Using cloud storage or local folders depends on your workflow. Cloud storage like Google Drive or Dropbox means you can access your inspiration from multiple devices. Local folders keep everything directly on your device, which is useful when internet access is unreliable. Some people use both: cloud storage for general inspiration, local folders for active projects they’re working on right now.

Keeping inspiration tidy and intentional means regularly reviewing what you’ve saved and removing what no longer resonates. Not every video you save will remain relevant, and that’s fine. Periodically cleaning out your offline collection keeps it useful rather than overwhelming.

Using Inspiration Respectfully

This is worth being clear about. Saving videos for personal inspiration is one thing; what you do with them matters.

Save only public content. If a creator has made something publicly available on Pinterest, saving it for personal reference is within normal use. Private or restricted content is off-limits.

Use for personal reference. The point of having offline copies is to support your own creative process, planning, or learning. It’s not for redistribution, reposting, or claiming as your own work.

Respect creators’ work. The people who make these videos put time and effort into creating them. Even when you’re using content for personal inspiration, remembering that someone made it intentionally helps maintain a respectful relationship with creative work.

Avoid reposting without permission. If you want to share something you found inspiring, share the original Pinterest link rather than uploading the video elsewhere. This keeps attribution intact and sends engagement back to the creator.

These boundaries aren’t complicated, but they’re important. Offline access is about convenience and workflow, not ownership or redistribution.

A Quiet Way to Keep Ideas Close

Inspiration doesn’t always arrive when you’re connected to the internet. Sometimes it needs to live somewhere quieter in a folder on your laptop, accessible on a plane, available when you’re sitting down to actually create something rather than just browsing.

Saving Pinterest videos for offline use isn’t about hoarding or controlling content. It’s about giving yourself permission to revisit ideas at the right pace, in the right moment, without friction. It’s about building a personal library of visual thoughts that you can return to when you’re ready, not when the algorithm decides to show them to you again, not when connectivity allows, but when your creative process actually needs them.

Pinterest remains a wonderful place to explore and discover.

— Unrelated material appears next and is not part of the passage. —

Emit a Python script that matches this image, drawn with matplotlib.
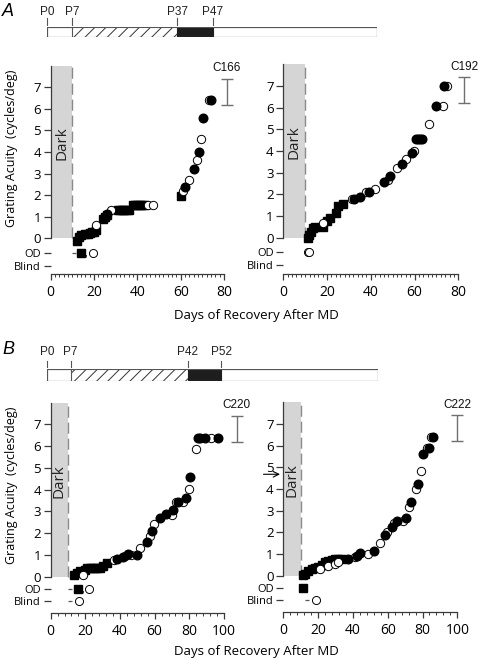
import matplotlib
matplotlib.use('Agg')
import matplotlib.pyplot as plt
from matplotlib.patches import Rectangle

# ---------------- data ----------------
# rearing timelines (postnatal day)
tl_a_labels = ['P0', 'P7', 'P37', 'P47']
tl_a_days = [0, 7, 37, 47]
tl_a_end = 93.7
tl_b_labels = ['P0', 'P7', 'P42', 'P52']
tl_b_days = [0, 7, 42, 52]
tl_b_end = 98.6

dark_days = 10
ytick_vals = [0, 1, 2, 3, 4, 5, 6, 7]

# C166
c166_sq_x = [12, 13, 14, 16, 17, 18, 19, 20, 21, 24, 25, 26, 31, 32, 33, 34, 35, 36, 38, 39, 40, 41, 42, 43, 60]
c166_sq_y = [-0.1, 0.05, 0.15, 0.2, 0.22, 0.25, 0.28, 0.3, 0.38, 0.88, 1.0, 1.08,
             1.31, 1.31, 1.31, 1.31, 1.31, 1.31, 1.56, 1.56, 1.56, 1.56, 1.56, 1.56, 1.98]
c166_op_x = [21, 28, 45, 47, 61, 64, 67.4, 69.2, 73]
c166_op_y = [0.63, 1.31, 1.56, 1.56, 2.2, 2.7, 3.62, 4.6, 6.4]
c166_cl_x = [26.2, 62.2, 66.2, 68.3, 70.2, 74.2]
c166_cl_y = [1.12, 2.38, 3.2, 4.02, 5.6, 6.4]
c166_od_sq = [14]
c166_od_op = [19.7]
c166_blind_op = []
c166_dash = {'od': [10.8], 'blind': []}
c166_comma = [16.3]

# C192
c192_sq_x = [11.1, 11.9, 12.5, 13.4, 14.5, 18.3, 20.2, 21.3, 24.2, 25.1, 27.4]
c192_sq_y = [0.0, 0.12, 0.28, 0.43, 0.5, 0.5, 0.75, 0.9, 1.16, 1.47, 1.58]
c192_op_x = [18.3, 31.3, 37.8, 41.9, 48, 51.8, 56, 59.9, 66.8, 72.9, 75]
c192_op_y = [0.68, 1.78, 2.12, 2.25, 2.66, 3.2, 3.63, 4.02, 5.25, 6.08, 7.0]
c192_cl_x = [32.3, 35, 39, 46, 49, 54.1, 58.7, 60.7, 61.6, 62.5, 63.3, 69.8, 73.6]
c192_cl_y = [1.78, 1.86, 2.1, 2.55, 2.86, 3.4, 3.9, 4.58, 4.58, 4.58, 4.58, 6.08, 7.0]
c192_od_sq = []
c192_od_op = [11.1, 11.9]
c192_blind_op = []
c192_dash = {'od': [], 'blind': []}
c192_comma = []

# C220
c220_sq_x = [13.6, 15.0, 16.9, 19.8, 21, 22.5, 24, 25.5, 27, 28.5, 30.4, 32.3]
c220_sq_y = [0.08, 0.18, 0.26, 0.31, 0.42, 0.42, 0.42, 0.42, 0.42, 0.42, 0.47, 0.62]
c220_op_x = [18.5, 36.7, 42.9, 46.3, 51.5, 57.5, 59.4, 69.8, 72.3, 76.5, 79.6, 83.7, 92.5]
c220_op_y = [0.08, 0.77, 0.95, 1.0, 1.3, 1.86, 2.4, 2.83, 3.41, 3.41, 4.01, 5.87, 6.36]
c220_cl_x = [38.1, 41.5, 44.4, 49.6, 55.4, 58.5, 62.9, 66.5, 70.4, 73.7, 77.9, 80.4, 84.8, 86.2, 89, 96.3]
c220_cl_y = [0.8, 0.89, 1.05, 1.0, 1.57, 2.1, 2.7, 2.87, 3.06, 3.41, 3.6, 4.59, 6.36, 6.36, 6.36, 6.36]
c220_od_sq = [15.6]
c220_od_op = [22.1]
c220_blind_op = [16.3]
c220_dash = {'od': [11.1], 'blind': [11.1]}
c220_comma = [18.8]

# C222
c222_sq_x = [11.5, 12.5, 14.4, 16.3, 18.2, 20.1, 22, 23.9, 25.9, 27.8, 29.7, 31.6, 33.5]
c222_sq_y = [0.03, 0.1, 0.2, 0.3, 0.37, 0.42, 0.49, 0.62, 0.68, 0.72, 0.77, 0.77, 0.77]
c222_op_x = [21.1, 25.9, 29.7, 31.6, 41.2, 48.5, 55.6, 59.4, 63.6, 68.9, 72.2, 76.2, 79.1, 82.4, 84.7]
c222_op_y = [0.31, 0.45, 0.52, 0.62, 0.85, 1.0, 1.49, 2.0, 2.42, 2.52, 3.18, 4.0, 4.83, 5.88, 6.38]
c222_cl_x = [37.4, 42.2, 44.1, 52.3, 58.4, 62.5, 65.1, 70.3, 73.4, 77.2, 80.1, 83.9, 86.2]
c222_cl_y = [0.75, 0.9, 1.03, 1.15, 1.9, 2.26, 2.52, 2.68, 3.42, 4.22, 5.6, 5.88, 6.38]
c222_od_sq = [11.5]
c222_od_op = []
c222_blind_op = [18.6]
c222_dash = {'od': [], 'blind': [13.4]}
c222_comma = []
c222_arrow_y = 4.68

# normal-acuity range bars
norm_lo = 6.2
norm_hi = 7.4

# ---------------- style ----------------
FONT = ['Open Sans', 'DejaVu Sans']
ARIAL = ['Liberation Sans', 'DejaVu Sans']
plt.rcParams['font.family'] = FONT
plt.rcParams['hatch.linewidth'] = 0.7
SPINE = '#3a3a3a'

fig = plt.figure(figsize=(4.78, 6.59), dpi=100)


def timeline(rect, days, labels, end, tick_lo, tick_hi, lab_y):
    ax = fig.add_axes(rect)
    ax.set_xlim(0, end)
    ax.set_ylim(0, 1)
    ax.axis('off')
    ax.add_patch(Rectangle((0, 0), end, 1, facecolor='white', edgecolor='#555555', lw=0.8))
    ax.add_patch(Rectangle((days[1], 0), days[2] - days[1], 1, facecolor='white',
                           edgecolor='#333333', hatch='///', lw=0))
    ax.add_patch(Rectangle((days[2], 0), days[3] - days[2], 1, facecolor='#1e1e1e',
                           edgecolor='#1e1e1e', lw=0.8))
    ax.add_patch(Rectangle((0, 0), end, 1, facecolor='none', edgecolor='#555555', lw=0.8))
    ax.plot([days[1], days[1]], [0, 1], color='#555555', lw=0.8)
    for d, lab in zip(days, labels):
        ax.plot([d, d], [tick_lo, tick_hi], color='#555555', lw=0.8, clip_on=False)
        ax.text(d, lab_y, lab, ha='center', va='center', fontsize=8.5, family=ARIAL,
                color='#222222', clip_on=False)
    return ax


def panel(rect, xmax_axis, xmax, minor, sq, op, cl, od_sq, od_op, blind_op, dash, comma,
          od_lvl, blind_lvl, errx, name, ylabel=False, arrow_y=None):
    ax = fig.add_axes(rect)
    ax.set_xlim(0, xmax_axis)
    ax.set_ylim(-1.65, 8)
    for s in ['top', 'right']:
        ax.spines[s].set_visible(False)
    ax.spines['left'].set_bounds(0, 8)
    ax.spines['bottom'].set_bounds(0, xmax)
    for s in ['left', 'bottom']:
        ax.spines[s].set_color(SPINE)
        ax.spines[s].set_linewidth(0.9)
    # dark-rearing shading
    ax.add_patch(Rectangle((0, 0), dark_days, 8, facecolor='#d5d5d5', edgecolor='none', zorder=0))
    ax.plot([dark_days, dark_days], [0, 8], color='#8a8a8a', lw=1.0, dashes=(8, 3.5), zorder=1)
    ax.text(dark_days / 2, 4.4, 'Dark', rotation=90, ha='center', va='center',
            fontsize=11, color='#222222')
    # data
    ax.plot(sq[0], sq[1], 's', ms=5.6, color='black', mec='black', zorder=3, clip_on=False)
    ax.plot(op[0], op[1], 'o', ms=6.0, mfc='white', mec='black', mew=0.7, zorder=4)
    ax.plot(cl[0], cl[1], 'o', ms=6.2, color='black', zorder=5)
    ax.plot(od_sq, [od_lvl] * len(od_sq), 's', ms=5.6, color='black', clip_on=False)
    ax.plot(od_op, [od_lvl] * len(od_op), 'o', ms=5.8, mfc='white', mec='black', mew=0.7, clip_on=False)
    ax.plot(blind_op, [blind_lvl] * len(blind_op), 'o', ms=5.8, mfc='white', mec='black',
            mew=0.7, clip_on=False)
    ax.plot(dash['od'], [od_lvl] * len(dash['od']), '_', ms=3.5, color='#555555', mew=0.9)
    ax.plot(dash['blind'], [blind_lvl] * len(dash['blind']), '_', ms=3.5, color='#555555', mew=0.9)
    for cx in comma:
        ax.text(cx, od_lvl - 0.08, ',', ha='center', va='center', fontsize=8)
    # normal range bar
    ax.errorbar([errx], [(norm_lo + norm_hi) / 2], yerr=[(norm_hi - norm_lo) / 2], fmt='none',
                ecolor='#707070', elinewidth=1.0, capsize=4, capthick=1.0, clip_on=False)
    ax.text(errx, 7.62, name, ha='center', va='bottom', fontsize=8.5, family=ARIAL,
            color='#111111', clip_on=False)
    # ticks
    ax.set_yticks(ytick_vals + [od_lvl, blind_lvl])
    ax.set_yticklabels([str(v) for v in ytick_vals] + ['OD', 'Blind'])
    ax.tick_params(axis='y', length=5, width=0.9, color=SPINE, labelsize=9.5, pad=2)
    for lab in ax.get_yticklabels()[-2:]:
        lab.set_fontsize(8)
    ax.set_xticks([v for v in range(0, xmax + 1, 20)])
    ax.set_xticks([v for v in range(0, xmax + 1, minor)], minor=True)
    ax.tick_params(axis='x', which='major', length=4, width=0.9, color=SPINE, labelsize=10, pad=4)
    ax.tick_params(axis='x', which='minor', length=2, width=0.7, color=SPINE)
    if ylabel:
        ax.set_ylabel('Grating Acuity  (cycles/deg)', fontsize=9, va='center')
        ax.yaxis.set_label_coords(-0.2, 0.605)
    if arrow_y is not None:
        ax.annotate('', xy=(-0.3, arrow_y), xytext=(-13, arrow_y),
                    arrowprops=dict(arrowstyle='->', color='black', lw=0.8),
                    annotation_clip=False)
    return ax


W, H = 478.0, 659.0

timeline([47.3 / W, 1 - 36.7 / H, 93.7 * 3.517 / W, 10 / H], tl_a_days, tl_a_labels, tl_a_end,
         1.17, 1.84, 2.5)
timeline([47.3 / W, 1 - 380.7 / H, 98.6 * 3.35 / W, 11.4 / H], tl_b_days, tl_b_labels, tl_b_end,
         1.23, 1.75, 2.55)

fig.text(8 / W, 1 - 11 / H, 'A', fontsize=13, style='italic', family=ARIAL, ha='center', va='center')
fig.text(8 / W, 1 - 349 / H, 'B', fontsize=13, style='italic', family=ARIAL, ha='center', va='center')

panel([50.7 / W, 1 - 274 / H, 195 / W, 208.3 / H], 90, 80, 2,
      (c166_sq_x, c166_sq_y), (c166_op_x, c166_op_y), (c166_cl_x, c166_cl_y),
      c166_od_sq, c166_od_op, c166_blind_op, c166_dash, c166_comma,
      -0.68, -1.27, 81.3, 'C166', ylabel=True)
panel([283.3 / W, 1 - 273.5 / H, 192.5 / W, 209.1 / H], 88, 80, 2,
      (c192_sq_x, c192_sq_y), (c192_op_x, c192_op_y), (c192_cl_x, c192_cl_y),
      c192_od_sq, c192_od_op, c192_blind_op, c192_dash, c192_comma,
      -0.68, -1.27, 82.6, 'C192')
panel([50.7 / W, 1 - 612.6 / H, 194.1 / W, 210.1 / H], 112, 100, 4,
      (c220_sq_x, c220_sq_y), (c220_op_x, c220_op_y), (c220_cl_x, c220_cl_y),
      c220_od_sq, c220_od_op, c220_blind_op, c220_dash, c220_comma,
      -0.55, -1.13, 107.3, 'C220', ylabel=True)
panel([283.3 / W, 1 - 611.5 / H, 191.4 / W, 209.2 / H], 110, 100, 4,
      (c222_sq_x, c222_sq_y), (c222_op_x, c222_op_y), (c222_cl_x, c222_cl_y),
      c222_od_sq, c222_od_op, c222_blind_op, c222_dash, c222_comma,
      -0.55, -1.13, 100, 'C222', arrow_y=c222_arrow_y)

fig.text(256 / W, 1 - 316 / H, 'Days of Recovery After MD', ha='center', va='center', fontsize=9.5)
fig.text(256 / W, 1 - 651 / H, 'Days of Recovery After MD', ha='center', va='center', fontsize=9.5)

fig.savefig('out.png', dpi=100)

The platform’s strength is in serendipity, in stumbling across something you didn’t know you needed to see. But once you’ve found those meaningful pieces of inspiration, having them available in whatever way serves your workflow best just makes sense.

Use whatever method fits your creative flow. Keep your inspiration organized in a way that feels natural to you. And remember that the goal isn’t to accumulate endless content, it’s to maintain access to the specific ideas that genuinely matter to your projects, your learning, and your ongoing creative thinking.

Inspiration works best when it’s personal, intentional, and available exactly when you need it.